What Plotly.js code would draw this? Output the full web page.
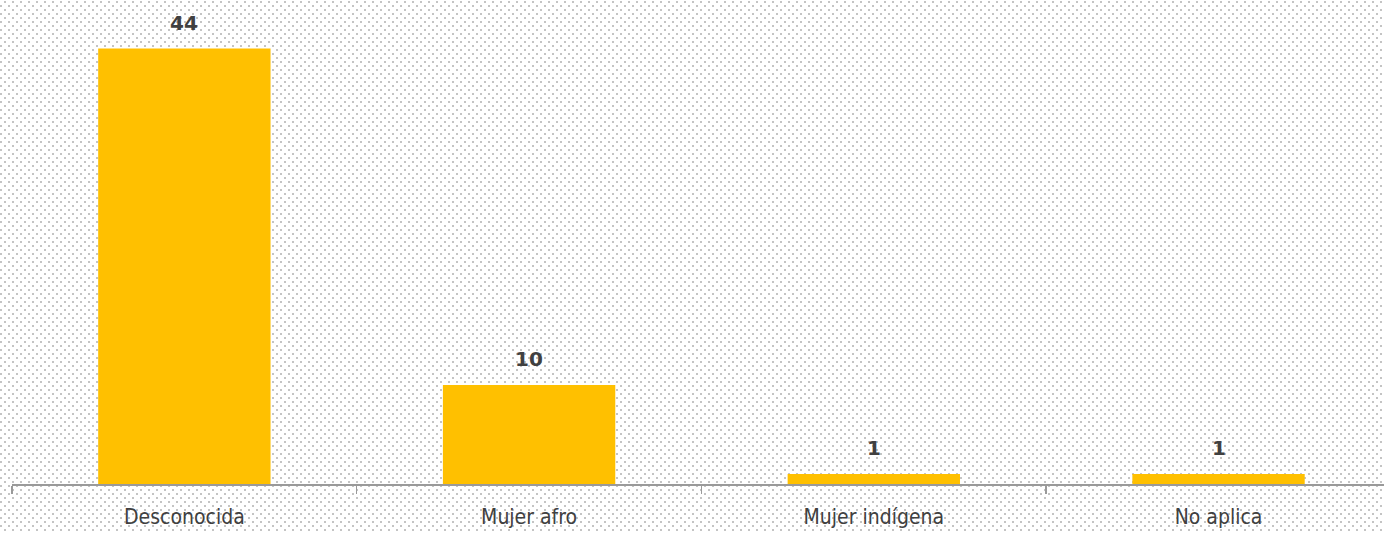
<!DOCTYPE html>
<html>
<head>
<meta charset="utf-8">
<script src="https://cdn.plot.ly/plotly-3.0.1.min.js"></script>
<style>
html, body { margin:0; padding:0; }
body {
  width:1384px; height:533px; overflow:hidden;
  background-color:#ffffff;
  background-image:url("data:image/svg+xml;utf8,<svg xmlns='http://www.w3.org/2000/svg' width='8' height='8'><rect x='4' y='1' width='2' height='2' fill='%23c4c4c4'/><rect x='0' y='5' width='2' height='2' fill='%23c4c4c4'/></svg>");
  background-repeat:repeat;
}
#chart { width:1384px; height:533px; }
</style>
</head>
<body>
<div id="chart"></div>
<script>
const categories = ["Desconocida", "Mujer afro", "Mujer indígena", "No aplica"];
const values = [44, 10, 1, 1];
const valueLabels = ["44", "10", "1", "1"];

const trace = {
  type: 'bar',
  x: categories,
  y: values,
  marker: { color: '#FFC000' },
  hoverinfo: 'none'
};

const annotations = categories.map((c, i) => ({
  x: c, y: values[i], text: valueLabels[i],
  xref: 'x', yref: 'y', showarrow: false,
  yanchor: 'bottom', yshift: 12,
  font: { family: 'DejaVu Sans, sans-serif', size: 20, color: '#404040', weight: 'bold' }
}));

const layout = {
  width: 1384, height: 533,
  margin: { l: 12, r: 0, t: 10, b: 49 },
  paper_bgcolor: 'rgba(0,0,0,0)',
  plot_bgcolor: 'rgba(0,0,0,0)',
  bargap: 0.5,
  showlegend: false,
  xaxis: {
    type: 'category',
    range: [-0.5, 3.48],
    showline: true, linecolor: '#9a9a9a', linewidth: 1.5,
    ticks: 'outside', ticklen: 8, tickcolor: '#9a9a9a', tickwidth: 1.5,
    tickson: 'boundaries',
    ticklabelstandoff: 13,
    showgrid: false, zeroline: false,
    tickfont: { family: 'DejaVu Sans Condensed, DejaVu Sans, sans-serif', stretch: 'condensed', size: 21, color: '#404040' },
    fixedrange: true
  },
  yaxis: {
    range: [0, 47.9],
    visible: false, showgrid: false, zeroline: false,
    fixedrange: true
  },
  annotations: annotations
};

Plotly.newPlot('chart', [trace], layout, { displayModeBar: false, staticPlot: true });
</script>
</body>
</html>
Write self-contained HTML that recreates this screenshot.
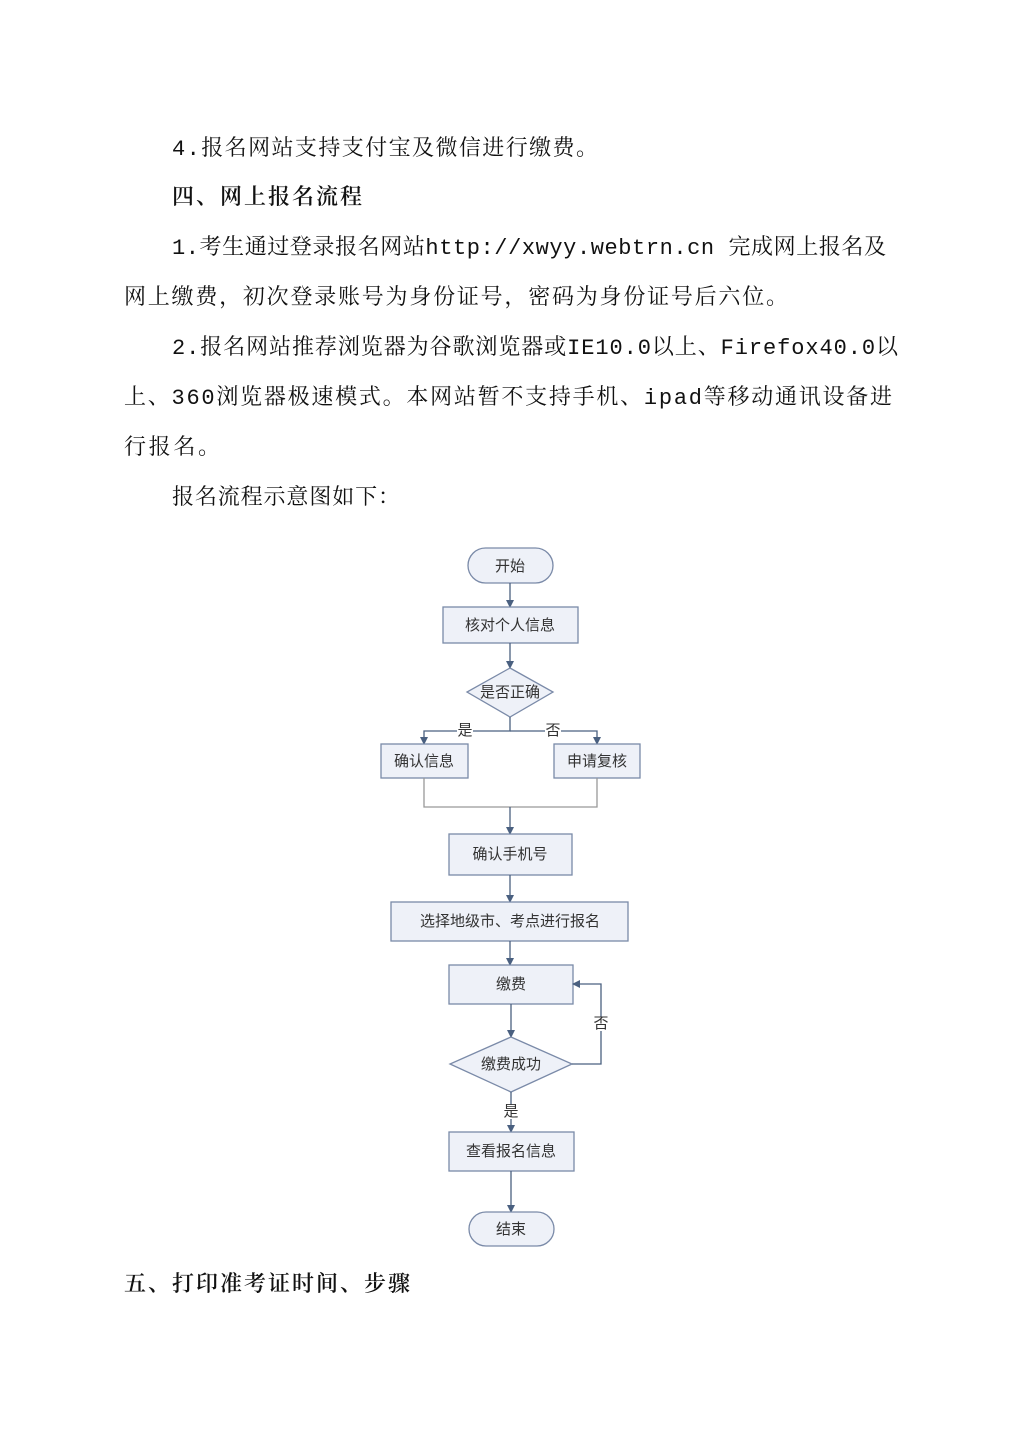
<!DOCTYPE html>
<html><head><meta charset="utf-8"><style>
html,body{margin:0;padding:0;background:#fff;}
svg{display:block}
.t{font-family:"Liberation Mono","Noto Serif CJK SC",serif;font-size:22px;fill:#111;}
.f{font-family:"Liberation Sans","Noto Sans CJK SC",sans-serif;font-size:15px;fill:#333;}
.b{fill:#eef1f8;stroke:#7a8aa8;stroke-width:1.3;}
.l{stroke:#4a6080;stroke-width:1.3;fill:none;}
</style></head><body>
<svg width="1024" height="1448" viewBox="0 0 1024 1448" xmlns="http://www.w3.org/2000/svg">
<defs><marker id="a" markerWidth="8" markerHeight="8" refX="7" refY="4" orient="auto" markerUnits="userSpaceOnUse"><path d="M0,0 L8,4 L0,8 z" fill="#4a6080"/></marker></defs>
<text class="t" x="172" y="155" textLength="426" lengthAdjust="spacing">4.报名网站支持支付宝及微信进行缴费。</text>
<text class="t" x="172" y="204" textLength="190" lengthAdjust="spacing" font-weight="600">四、网上报名流程</text>
<text class="t" x="172" y="254" textLength="714" lengthAdjust="spacing">1.考生通过登录报名网站http://xwyy.webtrn.cn  完成网上报名及</text>
<text class="t" x="124" y="304" textLength="664" lengthAdjust="spacing">网上缴费，初次登录账号为身份证号，密码为身份证号后六位。</text>
<text class="t" x="172" y="354" textLength="726" lengthAdjust="spacing">2.报名网站推荐浏览器为谷歌浏览器或IE10.0以上、Firefox40.0以</text>
<text class="t" x="124" y="404" textLength="768" lengthAdjust="spacing">上、360浏览器极速模式。本网站暂不支持手机、ipad等移动通讯设备进</text>
<text class="t" x="124" y="454" textLength="96" lengthAdjust="spacing">行报名。</text>
<text class="t" x="172" y="504" textLength="228" lengthAdjust="spacing">报名流程示意图如下：</text>
<text class="t" x="124" y="1291" textLength="286" lengthAdjust="spacing" font-weight="600">五、打印准考证时间、步骤</text>

<rect class="b" x="468" y="548" width="85" height="35" rx="17.5"/>
<text class="f" x="510" y="571" text-anchor="middle">开始</text>
<line class="l" x1="510" y1="583" x2="510" y2="607" marker-end="url(#a)"/>
<rect class="b" x="443" y="607" width="135" height="36"/>
<text class="f" x="510" y="630" text-anchor="middle">核对个人信息</text>
<line class="l" x1="510" y1="643" x2="510" y2="668" marker-end="url(#a)"/>
<polygon class="b" points="510,668 553,692 510,717 467,692"/>
<text class="f" x="510" y="697" text-anchor="middle">是否正确</text>
<polyline class="l" points="510,717 510,731 424,731 424,744" marker-end="url(#a)"/>
<polyline class="l" points="510,731 597,731 597,744" marker-end="url(#a)"/>
<rect x="457" y="722" width="16" height="16" fill="#fff"/><text class="f" x="465" y="735" text-anchor="middle">是</text>
<rect x="545" y="722" width="16" height="16" fill="#fff"/><text class="f" x="553" y="735" text-anchor="middle">否</text>
<rect class="b" x="381" y="744" width="87" height="34"/>
<text class="f" x="424" y="766" text-anchor="middle">确认信息</text>
<rect class="b" x="554" y="744" width="86" height="34"/>
<text class="f" x="597" y="766" text-anchor="middle">申请复核</text>
<polyline class="l" style="stroke:#999" points="424,778 424,807 597,807 597,778"/>
<line class="l" x1="510" y1="807" x2="510" y2="834" marker-end="url(#a)"/>
<rect class="b" x="449" y="834" width="123" height="41"/>
<text class="f" x="510" y="859" text-anchor="middle">确认手机号</text>
<line class="l" x1="510" y1="875" x2="510" y2="902" marker-end="url(#a)"/>
<rect class="b" x="391" y="902" width="237" height="39"/>
<text class="f" x="510" y="926" text-anchor="middle">选择地级市、考点进行报名</text>
<line class="l" x1="510" y1="941" x2="510" y2="965" marker-end="url(#a)"/>
<rect class="b" x="449" y="965" width="124" height="39"/>
<text class="f" x="511" y="989" text-anchor="middle">缴费</text>
<line class="l" x1="511" y1="1004" x2="511" y2="1037" marker-end="url(#a)"/>
<polygon class="b" points="511,1037 572,1064 511,1092 450,1064"/>
<text class="f" x="511" y="1069" text-anchor="middle">缴费成功</text>
<polyline class="l" points="572,1064 601,1064 601,984 573,984" marker-end="url(#a)"/>
<rect x="594" y="1017" width="14" height="14" fill="#fff"/><text class="f" x="601" y="1028" text-anchor="middle" font-size="11">否</text>
<line class="l" x1="511" y1="1092" x2="511" y2="1132" marker-end="url(#a)"/>
<rect x="504" y="1105" width="14" height="14" fill="#fff"/><text class="f" x="511" y="1116" text-anchor="middle" font-size="11">是</text>
<rect class="b" x="449" y="1132" width="125" height="39"/>
<text class="f" x="511" y="1156" text-anchor="middle">查看报名信息</text>
<line class="l" x1="511" y1="1171" x2="511" y2="1212" marker-end="url(#a)"/>
<rect class="b" x="469" y="1212" width="85" height="34" rx="17"/>
<text class="f" x="511" y="1234" text-anchor="middle">结束</text>
</svg>
</body></html>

◆ YOUR INSTRUCTIONS: Extract the entries in full, exactly as they are, minus the pictures.

◆ SOLUTION TO THE PROBLEM:
What Plotly.js code would draw this? Output the full web page.
<!DOCTYPE html>
<html>
<head>
<meta charset="utf-8">
<script src="https://cdn.plot.ly/plotly-3.0.1.min.js"></script>
<style>
html, body { margin:0; padding:0; }
body {
  width:1384px; height:533px; overflow:hidden;
  background-color:#ffffff;
  background-image:url("data:image/svg+xml;utf8,<svg xmlns='http://www.w3.org/2000/svg' width='8' height='8'><rect x='4' y='1' width='2' height='2' fill='%23c4c4c4'/><rect x='0' y='5' width='2' height='2' fill='%23c4c4c4'/></svg>");
  background-repeat:repeat;
}
#chart { width:1384px; height:533px; }
</style>
</head>
<body>
<div id="chart"></div>
<script>
const categories = ["Desconocida", "Mujer afro", "Mujer indígena", "No aplica"];
const values = [44, 10, 1, 1];
const valueLabels = ["44", "10", "1", "1"];

const trace = {
  type: 'bar',
  x: categories,
  y: values,
  marker: { color: '#FFC000' },
  hoverinfo: 'none'
};

const annotations = categories.map((c, i) => ({
  x: c, y: values[i], text: valueLabels[i],
  xref: 'x', yref: 'y', showarrow: false,
  yanchor: 'bottom', yshift: 12,
  font: { family: 'DejaVu Sans, sans-serif', size: 20, color: '#404040', weight: 'bold' }
}));

const layout = {
  width: 1384, height: 533,
  margin: { l: 12, r: 0, t: 10, b: 49 },
  paper_bgcolor: 'rgba(0,0,0,0)',
  plot_bgcolor: 'rgba(0,0,0,0)',
  bargap: 0.5,
  showlegend: false,
  xaxis: {
    type: 'category',
    range: [-0.5, 3.48],
    showline: true, linecolor: '#9a9a9a', linewidth: 1.5,
    ticks: 'outside', ticklen: 8, tickcolor: '#9a9a9a', tickwidth: 1.5,
    tickson: 'boundaries',
    ticklabelstandoff: 13,
    showgrid: false, zeroline: false,
    tickfont: { family: 'DejaVu Sans Condensed, DejaVu Sans, sans-serif', stretch: 'condensed', size: 21, color: '#404040' },
    fixedrange: true
  },
  yaxis: {
    range: [0, 47.9],
    visible: false, showgrid: false, zeroline: false,
    fixedrange: true
  },
  annotations: annotations
};

Plotly.newPlot('chart', [trace], layout, { displayModeBar: false, staticPlot: true });
</script>
</body>
</html>
Write self-contained HTML that recreates this screenshot.
<!DOCTYPE html>
<html><head><meta charset="utf-8"><style>
html,body{margin:0;padding:0;background:#fff;}
svg{display:block}
.t{font-family:"Liberation Mono","Noto Serif CJK SC",serif;font-size:22px;fill:#111;}
.f{font-family:"Liberation Sans","Noto Sans CJK SC",sans-serif;font-size:15px;fill:#333;}
.b{fill:#eef1f8;stroke:#7a8aa8;stroke-width:1.3;}
.l{stroke:#4a6080;stroke-width:1.3;fill:none;}
</style></head><body>
<svg width="1024" height="1448" viewBox="0 0 1024 1448" xmlns="http://www.w3.org/2000/svg">
<defs><marker id="a" markerWidth="8" markerHeight="8" refX="7" refY="4" orient="auto" markerUnits="userSpaceOnUse"><path d="M0,0 L8,4 L0,8 z" fill="#4a6080"/></marker></defs>
<text class="t" x="172" y="155" textLength="426" lengthAdjust="spacing">4.报名网站支持支付宝及微信进行缴费。</text>
<text class="t" x="172" y="204" textLength="190" lengthAdjust="spacing" font-weight="600">四、网上报名流程</text>
<text class="t" x="172" y="254" textLength="714" lengthAdjust="spacing">1.考生通过登录报名网站http://xwyy.webtrn.cn  完成网上报名及</text>
<text class="t" x="124" y="304" textLength="664" lengthAdjust="spacing">网上缴费，初次登录账号为身份证号，密码为身份证号后六位。</text>
<text class="t" x="172" y="354" textLength="726" lengthAdjust="spacing">2.报名网站推荐浏览器为谷歌浏览器或IE10.0以上、Firefox40.0以</text>
<text class="t" x="124" y="404" textLength="768" lengthAdjust="spacing">上、360浏览器极速模式。本网站暂不支持手机、ipad等移动通讯设备进</text>
<text class="t" x="124" y="454" textLength="96" lengthAdjust="spacing">行报名。</text>
<text class="t" x="172" y="504" textLength="228" lengthAdjust="spacing">报名流程示意图如下：</text>
<text class="t" x="124" y="1291" textLength="286" lengthAdjust="spacing" font-weight="600">五、打印准考证时间、步骤</text>

<rect class="b" x="468" y="548" width="85" height="35" rx="17.5"/>
<text class="f" x="510" y="571" text-anchor="middle">开始</text>
<line class="l" x1="510" y1="583" x2="510" y2="607" marker-end="url(#a)"/>
<rect class="b" x="443" y="607" width="135" height="36"/>
<text class="f" x="510" y="630" text-anchor="middle">核对个人信息</text>
<line class="l" x1="510" y1="643" x2="510" y2="668" marker-end="url(#a)"/>
<polygon class="b" points="510,668 553,692 510,717 467,692"/>
<text class="f" x="510" y="697" text-anchor="middle">是否正确</text>
<polyline class="l" points="510,717 510,731 424,731 424,744" marker-end="url(#a)"/>
<polyline class="l" points="510,731 597,731 597,744" marker-end="url(#a)"/>
<rect x="457" y="722" width="16" height="16" fill="#fff"/><text class="f" x="465" y="735" text-anchor="middle">是</text>
<rect x="545" y="722" width="16" height="16" fill="#fff"/><text class="f" x="553" y="735" text-anchor="middle">否</text>
<rect class="b" x="381" y="744" width="87" height="34"/>
<text class="f" x="424" y="766" text-anchor="middle">确认信息</text>
<rect class="b" x="554" y="744" width="86" height="34"/>
<text class="f" x="597" y="766" text-anchor="middle">申请复核</text>
<polyline class="l" style="stroke:#999" points="424,778 424,807 597,807 597,778"/>
<line class="l" x1="510" y1="807" x2="510" y2="834" marker-end="url(#a)"/>
<rect class="b" x="449" y="834" width="123" height="41"/>
<text class="f" x="510" y="859" text-anchor="middle">确认手机号</text>
<line class="l" x1="510" y1="875" x2="510" y2="902" marker-end="url(#a)"/>
<rect class="b" x="391" y="902" width="237" height="39"/>
<text class="f" x="510" y="926" text-anchor="middle">选择地级市、考点进行报名</text>
<line class="l" x1="510" y1="941" x2="510" y2="965" marker-end="url(#a)"/>
<rect class="b" x="449" y="965" width="124" height="39"/>
<text class="f" x="511" y="989" text-anchor="middle">缴费</text>
<line class="l" x1="511" y1="1004" x2="511" y2="1037" marker-end="url(#a)"/>
<polygon class="b" points="511,1037 572,1064 511,1092 450,1064"/>
<text class="f" x="511" y="1069" text-anchor="middle">缴费成功</text>
<polyline class="l" points="572,1064 601,1064 601,984 573,984" marker-end="url(#a)"/>
<rect x="594" y="1017" width="14" height="14" fill="#fff"/><text class="f" x="601" y="1028" text-anchor="middle" font-size="11">否</text>
<line class="l" x1="511" y1="1092" x2="511" y2="1132" marker-end="url(#a)"/>
<rect x="504" y="1105" width="14" height="14" fill="#fff"/><text class="f" x="511" y="1116" text-anchor="middle" font-size="11">是</text>
<rect class="b" x="449" y="1132" width="125" height="39"/>
<text class="f" x="511" y="1156" text-anchor="middle">查看报名信息</text>
<line class="l" x1="511" y1="1171" x2="511" y2="1212" marker-end="url(#a)"/>
<rect class="b" x="469" y="1212" width="85" height="34" rx="17"/>
<text class="f" x="511" y="1234" text-anchor="middle">结束</text>
</svg>
</body></html>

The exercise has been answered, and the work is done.